Aliás, analisando agora, parece que tem algo aí: h – odi – erna. Odi-o. Odeio o
ódio. Ha-hahaha. Deve ser isso. Ou seja, é muito fácil se emaranhar nas
estruturas herdadas que não se comunicam entre si e produzem ações com
motivações inconscientes.
sábado, 9 de julho de 2011
Ao bode com louvor
Descobri, numa das minhas caminhadas matinais do sábado, que a palavra “tragédia”, enquanto encenação teatral com final infeliz, gênero consagrado por Ésquilo e Sófocles, tem origem no grego “tragodia” (τραγωδια), que significa “canto do bode”. Na Grécia antiga, cantos eram entoados nas celebrações a Baco, enquanto se imolava um bode1. Aliás, não é à toa que os sátiros eram representados meio bode, meio homem, sempre com sua flauta a sussurrar mistérios no vento. Essa vinculação do trago (τραγος)s, ou bode, aos cerimoniais catárticos do rei do vinho me lembrou de um termo usado pelos surfistas na década de 70/80, que não sei mais se está em uso: ficar de bode. Relativo à ressaca pós consumo de maconha, ficar de bode, ou bodeado, era uma gíria corrente que logo se ampliou em sentido para designar um estado de letargia meio enjoada. Aparentemente este uso da palavra bode se perdeu, ou se mantém sem que eu saiba, em círculos restritos. O fato é que a juventude atual desconhece esse termo, e eu me pergunto se tomar um “trago” (bode) também não vem daí. Seja como for, a plasticidade da língua é algo de encantador, quer seja ou não, a associação do bode com o álcool, demais drogas, e os estados dramáticos que se seguem ao seu uso, válida como hipótese etimológica da língua portuguesa. Em Feira de Santana - BA, por exemplo, o Cantinho do Bode se apresenta como um dos lugares preferidos de encontro acadêmico para confraternizações de toda a natureza, mostrando talvez uma vinculação do bode com rituais de iniciação, fraternidade e congraçamento muito mais arcaicos do que possamos imaginar...

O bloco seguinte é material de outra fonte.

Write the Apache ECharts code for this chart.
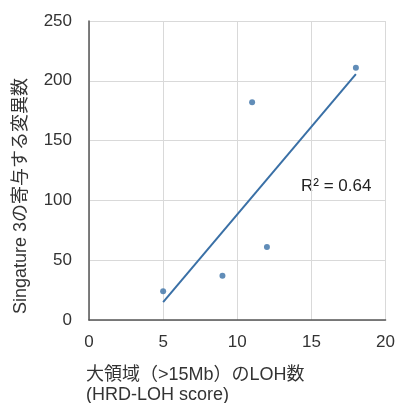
<!DOCTYPE html>
<html><head><meta charset="utf-8">
<script src="https://cdn.jsdelivr.net/npm/echarts@6/dist/echarts.min.js"></script>
<style>html,body{margin:0;padding:0;background:#fff}#c{width:398px;height:403px}</style>
</head><body><div id="c"></div>
<script>
var lohScores = [5, 9, 11, 12, 18];
var sig3Counts = [24, 37, 182, 61, 211];
var xTicks = [0, 5, 10, 15, 20];
var yTicks = [0, 50, 100, 150, 200, 250];
var yTitle = 'Singature 3の寄与する変異数';
var xTitle1 = '大領域（>15Mb）のLOH数';
var xTitle2 = '(HRD-LOH score)';

var n = lohScores.length, mx = 0, my = 0;
for (var i = 0; i < n; i++) { mx += lohScores[i]; my += sig3Counts[i]; }
mx /= n; my /= n;
var sxx = 0, sxy = 0, syy = 0;
for (i = 0; i < n; i++) {
  sxx += (lohScores[i]-mx)*(lohScores[i]-mx);
  sxy += (lohScores[i]-mx)*(sig3Counts[i]-my);
  syy += (sig3Counts[i]-my)*(sig3Counts[i]-my);
}
var slope = sxy/sxx, icpt = my - slope*mx, r2 = sxy*sxy/(sxx*syy);
var xmin = Math.min.apply(null, lohScores), xmax = Math.max.apply(null, lohScores);
var trend = [[xmin, icpt + slope*xmin], [xmax, icpt + slope*xmax]];
var pts = lohScores.map(function(x, i){ return [x, sig3Counts[i]]; });

var FF = '"Liberation Sans", Arial, "Noto Sans CJK JP", sans-serif';
var chart = echarts.init(document.getElementById('c'), null, {renderer: 'canvas'});
chart.setOption({
  animation: false,
  grid: {left: 89, right: 9, top: 21, bottom: 83, containLabel: false},
  xAxis: {
    type: 'value', min: xTicks[0], max: xTicks[xTicks.length-1], interval: 5,
    axisLine: {show: true, onZero: false, lineStyle: {color: '#555', width: 1.5}},
    axisTick: {show: false},
    axisLabel: {color: '#333', fontSize: 17, fontFamily: FF, margin: 14},
    splitLine: {show: true, lineStyle: {color: '#d9d9d9'}}
  },
  yAxis: {
    type: 'value', min: yTicks[0], max: yTicks[yTicks.length-1], interval: 50,
    axisLine: {show: true, lineStyle: {color: '#555', width: 1.5}},
    axisTick: {show: false},
    axisLabel: {color: '#333', fontSize: 17, fontFamily: FF, margin: 17},
    splitLine: {show: true, lineStyle: {color: '#d9d9d9'}}
  },
  series: [
    {type: 'scatter', data: pts, symbolSize: 6, itemStyle: {color: '#3a70a6'}, z: 3},
    {type: 'line', data: trend, showSymbol: false, lineStyle: {color: '#3a70a6', width: 2}, z: 2}
  ],
  graphic: [
    {type: 'text', x: 21, y: 196, rotation: Math.PI/2, style: {text: yTitle, fill: '#333', font: '18px ' + FF, textAlign: 'center', textVerticalAlign: 'middle'}},
    {type: 'text', x: 86, y: 375, style: {text: xTitle1, fill: '#333', font: '18px ' + FF, textAlign: 'left', textVerticalAlign: 'middle'}},
    {type: 'text', x: 86, y: 395, style: {text: xTitle2, fill: '#333', font: '18px ' + FF, textAlign: 'left', textVerticalAlign: 'middle'}},
    {type: 'text', x: 301, y: 186, style: {text: 'R² = ' + r2.toFixed(2), fill: '#222', font: '17px ' + FF, textAlign: 'left', textVerticalAlign: 'middle'}}
  ]
});
</script></body></html>
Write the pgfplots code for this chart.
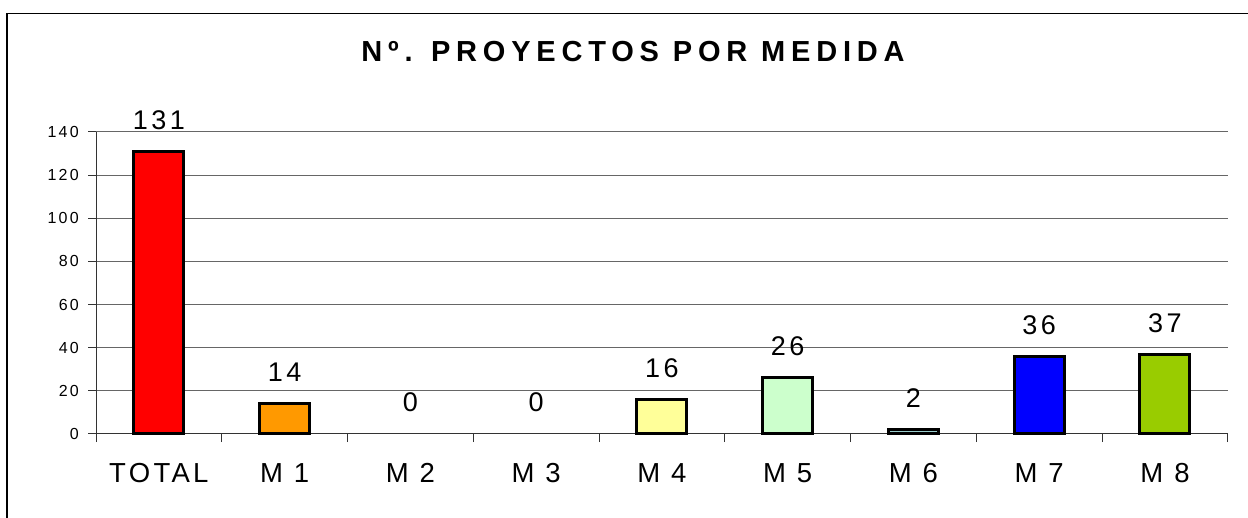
\documentclass[border=0pt]{standalone}
\usepackage{fontspec}
\setmainfont{Liberation Sans}
\usepackage{pgfplots}
\pgfplotsset{compat=1.18}
\definecolor{cTot}{HTML}{FF0000}
\definecolor{cMa}{HTML}{FF9900}
\definecolor{cMd}{HTML}{FFFF99}
\definecolor{cMe}{HTML}{CCFFCC}
\definecolor{cMf}{HTML}{99CCCC}
\definecolor{cMg}{HTML}{0000FF}
\definecolor{cMh}{HTML}{99CC00}
\newcommand{\titlefont}{\fontsize{29}{29}\selectfont\bfseries\addfontfeature{LetterSpace=20}}
\newcommand{\catfont}{\fontsize{27.5}{27.5}\selectfont\addfontfeature{LetterSpace=12}}
\newcommand{\valfont}{\fontsize{27}{27}\selectfont\addfontfeature{LetterSpace=13}}
\newcommand{\tickfont}{\fontsize{16}{16}\selectfont\addfontfeature{LetterSpace=14}}
\begin{document}
\begin{tikzpicture}[x=1pt,y=1pt]
\path[use as bounding box] (0pt,0pt) rectangle (1248pt,-518pt);
\draw[line width=1.2pt] (7pt,-540pt) -- (7pt,-13.5pt) -- (1270pt,-13.5pt);
\node[anchor=base, inner sep=0pt, font=\titlefont] at (633pt,-61.5pt) {Nº. PROYECTOS POR MEDIDA};
\begin{axis}[
  at={(96pt,-434pt)}, anchor=south west, scale only axis,
  width=1132pt, height=302pt,
  xmin=-0.5, xmax=8.5, ymin=0, ymax=140,
  axis x line=bottom, axis y line=left,
  axis line style={-, line width=1pt, black!80},
  /pgf/number format/assume math mode=true,
  ytick={0,20,...,140}, yticklabels={0,20,40,60,80,100,120,140},
  ymajorgrids, grid style={line width=1pt, black!60},
  tick align=outside, major tick length=8pt, minor tick length=8pt,
  tick style={line width=1pt, black!80},
  xtick={0,...,8},
  xticklabels={TOTAL,M 1,M 2,M 3,M 4,M 5,M 6,M 7,M 8},
  major x tick style={draw=none},
  minor xtick={-0.5,0.5,...,8.5},
  yticklabel style={font=\tickfont, anchor=east, inner sep=0pt, xshift=-9pt},
  xticklabel style={font=\catfont, anchor=base, inner sep=0pt, yshift=-40pt},
  clip=false,
]
\addplot[ybar, bar width=50pt, bar shift=0pt, fill=cTot, draw=black, line width=3pt] coordinates {(0,131)};
\addplot[ybar, bar width=50pt, bar shift=0pt, fill=cMa, draw=black, line width=3pt] coordinates {(1,14)};
\addplot[ybar, bar width=50pt, bar shift=0pt, fill=cMd, draw=black, line width=3pt] coordinates {(4,16)};
\addplot[ybar, bar width=50pt, bar shift=0pt, fill=cMe, draw=black, line width=3pt] coordinates {(5,26)};
\addplot[ybar, bar width=50pt, bar shift=0pt, fill=cMf, draw=black, line width=3pt] coordinates {(6,2)};
\addplot[ybar, bar width=50pt, bar shift=0pt, fill=cMg, draw=black, line width=3pt] coordinates {(7,36)};
\addplot[ybar, bar width=50pt, bar shift=0pt, fill=cMh, draw=black, line width=3pt] coordinates {(8,37)};
\addplot[draw=none, mark=none, point meta=explicit symbolic, nodes near coords,
  every node near coord/.append style={font=\valfont, inner sep=0pt, anchor=base, yshift=22pt}]
  coordinates {(0,131)[131] (1,14)[14] (2,0)[0] (3,0)[0] (4,16)[16] (5,26)[26] (6,2)[2] (7,36)[36] (8,37)[37]};
\end{axis}
\end{tikzpicture}
\end{document}
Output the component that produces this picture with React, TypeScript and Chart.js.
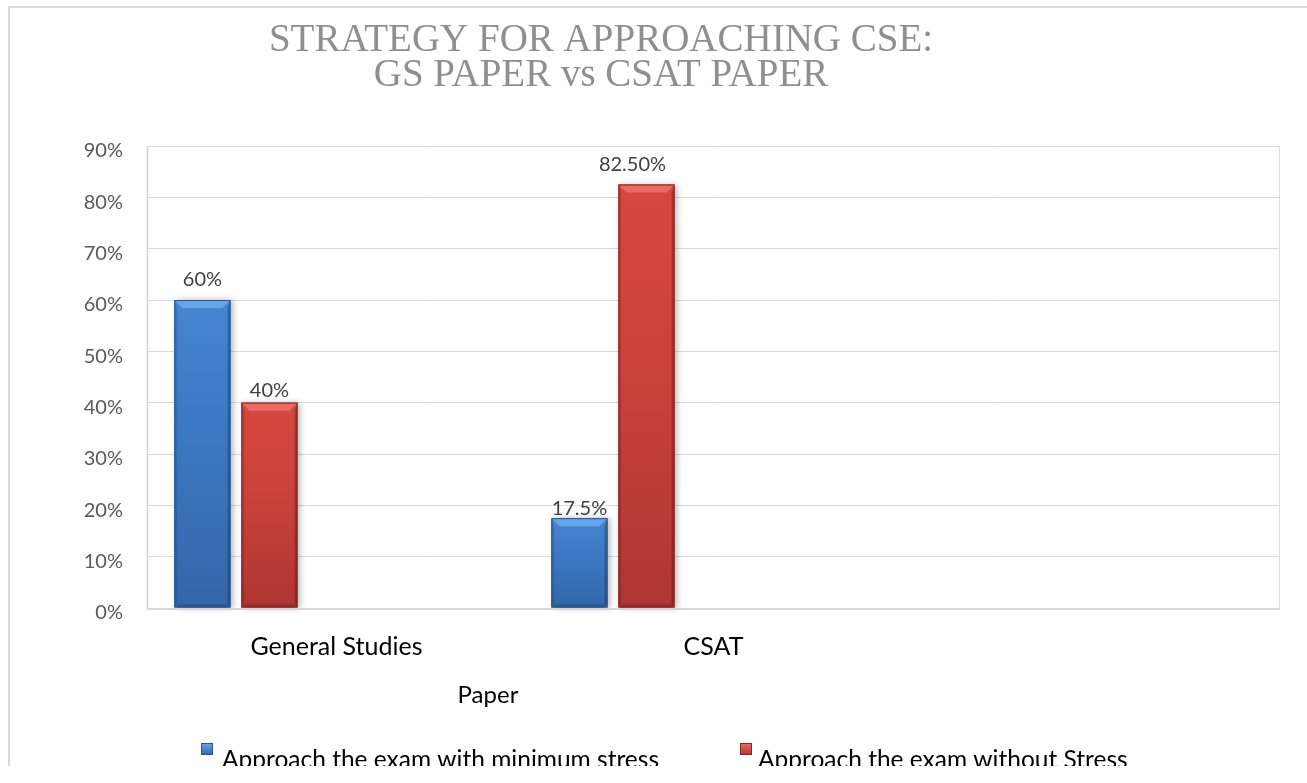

1. Comentário de Edson Bini, tradutor de “As Leis” de Platão (658c) na Edição da Edipro de 2010.
sábado, 31 de julho de 2010
Experimentos heidegerianos de sentir
Meses de nada e eis um ovo.
Toda forma de conhecer é um sentir. A percepção aos estímulos se manifesta através de um sentir da mesma forma como a percepção da reação nossa aos estímulos, o que se chama senti-mento. O sentimento básico diante do mundo é a indiferença. De início existe apenas o ente absoluto que é presença e plenitude. Mas, de repente, uma outra presença – ente se impõe. Esta presença é a dor. Ela muda a situação e impõe ao ser que era antes plenitude absoluta a queda no desespero. O ente age cegamente. Excita-se de todas as formas, e de pronto, tudo cessa. De novo a paz. Esse ciclo se instala de tal forma que a memória já “espera” o des-equilíbrio que logo vai vir. Uma coisa que se inter-põe entre aquele estado inicial pleno e o estado de agora, criando uma diferença. Entre a plenitude e a dor existe alguma coisa. Que coisa é essa? Existe uma terceira coisa: um enigma. A terceira coisa é um enigma. Agora sabemos ser esta coisa uma distância, uma dimensão que separa um ente de outro, que se interpõe entre os entes, que não é nem um nem outro, e que chamamos vazio. O vazio é o terceiro ente. Mas o primeiro ente, que era plenitude, ainda não sabia disso antes do ciclo se iniciar. Só existia para ele o passado (bem-estar) e o presente (dor). Quando a dor se instala ela impera absoluta. Nada mais existe, nem o passado. A dor é um presente absoluto. Apenas quando cessa esse estado, e se retorna a um estado semelhante ao primeiro, é que este primeiro, enquanto oposto ao segundo, será percebido enquanto tal. A questão de Heideger é que o nada é a origem da negação e não o contrário. Mas, o fato do nada estar “na” origem não significa que ele seja “a” origem. Que a negação tenha vindo dele. Não. A origem do "não" está no próprio ente que se desdobra em ausência re-presentada. Será mesmo?